Code that draws figures:
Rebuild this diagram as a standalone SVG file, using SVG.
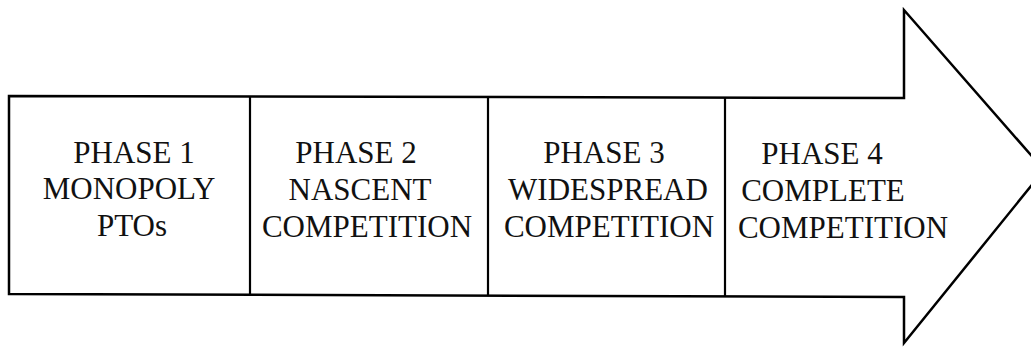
<svg xmlns="http://www.w3.org/2000/svg" width="1031" height="354" viewBox="0 0 1031 354">
<style>
.outline{fill:#fff;stroke:#000;stroke-width:2.5;stroke-linejoin:miter}
.div{stroke:#000;stroke-width:2.2}
.lbl{font-family:"Liberation Serif","Times New Roman",serif;font-size:31px;fill:#111;text-anchor:middle}
</style>
<rect width="1031" height="354" fill="#fff"/>
<g id="arrow">
<path class="outline" d="M9,96 L904,98 L904,10 L1044,170 L904,343 L904,297 L9,294 Z"/>
</g>
<g id="connectors">
<line class="div" x1="250" y1="96" x2="250" y2="295"/>
<line class="div" x1="488" y1="97" x2="488" y2="296"/>
<line class="div" x1="725" y1="97" x2="725" y2="296"/>
</g>
<g id="phase1">
<text class="lbl" x="134" y="163">PHASE 1</text>
<text class="lbl" x="129" y="199">MONOPOLY</text>
<text class="lbl" x="132" y="236">PTOs</text>
</g>
<g id="phase2">
<text class="lbl" x="356" y="163">PHASE 2</text>
<text class="lbl" x="360" y="200">NASCENT</text>
<text class="lbl" x="367" y="237">COMPETITION</text>
</g>
<g id="phase3">
<text class="lbl" x="604" y="163">PHASE 3</text>
<text class="lbl" x="608" y="200">WIDESPREAD</text>
<text class="lbl" x="609" y="237">COMPETITION</text>
</g>
<g id="phase4">
<text class="lbl" x="822" y="164">PHASE 4</text>
<text class="lbl" x="823" y="201">COMPLETE</text>
<text class="lbl" x="843" y="238">COMPETITION</text>
</g>
</svg>
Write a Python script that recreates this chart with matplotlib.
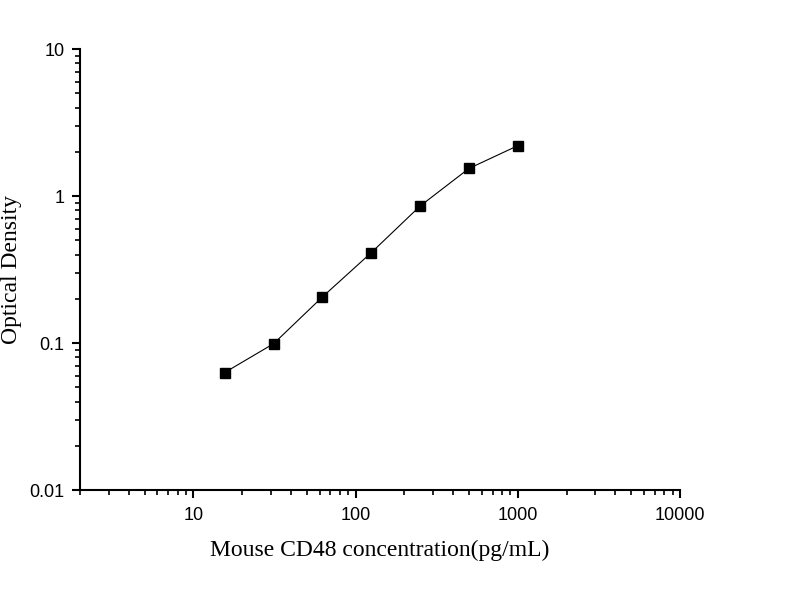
import matplotlib.pyplot as plt
from matplotlib.ticker import LogLocator, FixedLocator, FixedFormatter, NullFormatter

# standard curve values
conc = [15.6, 31.25, 62.5, 125, 250, 500, 1000]
od = [0.063, 0.099, 0.206, 0.412, 0.855, 1.54, 2.20]

x_ticks = [10, 100, 1000, 10000]
x_tick_labels = ['10', '100', '1000', '10000']
y_ticks = [0.01, 0.1, 1, 10]
y_tick_labels = ['0.01', '0.1', '1', '10']

fig = plt.figure(figsize=(8, 6), dpi=100)
ax = fig.add_axes([0.1, 0.1833, 0.75, 0.735])

ax.plot(conc, od, color='black', linewidth=0.8, marker='s', markersize=6.5,
        markerfacecolor='black', markeredgecolor='black')

ax.set_xscale('log')
ax.set_yscale('log')
ax.set_xlim(2, 10000)
ax.set_ylim(0.01, 10)

ax.xaxis.set_major_locator(FixedLocator(x_ticks))
ax.xaxis.set_major_formatter(FixedFormatter(x_tick_labels))
ax.yaxis.set_major_locator(FixedLocator(y_ticks))
ax.yaxis.set_major_formatter(FixedFormatter(y_tick_labels))
ax.xaxis.set_minor_locator(LogLocator(base=10, subs=range(2, 10), numticks=20))
ax.yaxis.set_minor_locator(LogLocator(base=10, subs=range(2, 10), numticks=20))
ax.xaxis.set_minor_formatter(NullFormatter())
ax.yaxis.set_minor_formatter(NullFormatter())

for side in ['top', 'right']:
    ax.spines[side].set_visible(False)
for side in ['left', 'bottom']:
    ax.spines[side].set_linewidth(1.5)

ax.tick_params(which='major', direction='out', length=6, width=1.5, labelsize=13, pad=5)
ax.tick_params(axis='x', which='major', pad=6)
ax.tick_params(which='minor', direction='out', length=3.5, width=1.2)
for lbl in ax.get_xticklabels() + ax.get_yticklabels():
    lbl.set_fontfamily('Liberation Sans')

ax.set_xlabel('Mouse CD48 concentration(pg/mL)', fontfamily='Liberation Serif', fontsize=17)
ax.set_ylabel('Optical Density', fontfamily='Liberation Serif', fontsize=17)
ax.xaxis.set_label_coords(0.5, -0.112)
ax.yaxis.set_label_coords(-0.097, 0.5)

fig.savefig('out.png', dpi=100)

| WHAT NEEDS TO BE DONE |
Gather each line from the listing above that holds "this".

| TASK RESULT |
Rebuild this diagram as a standalone SVG file, using SVG.
Write a Python script that recreates this chart with matplotlib.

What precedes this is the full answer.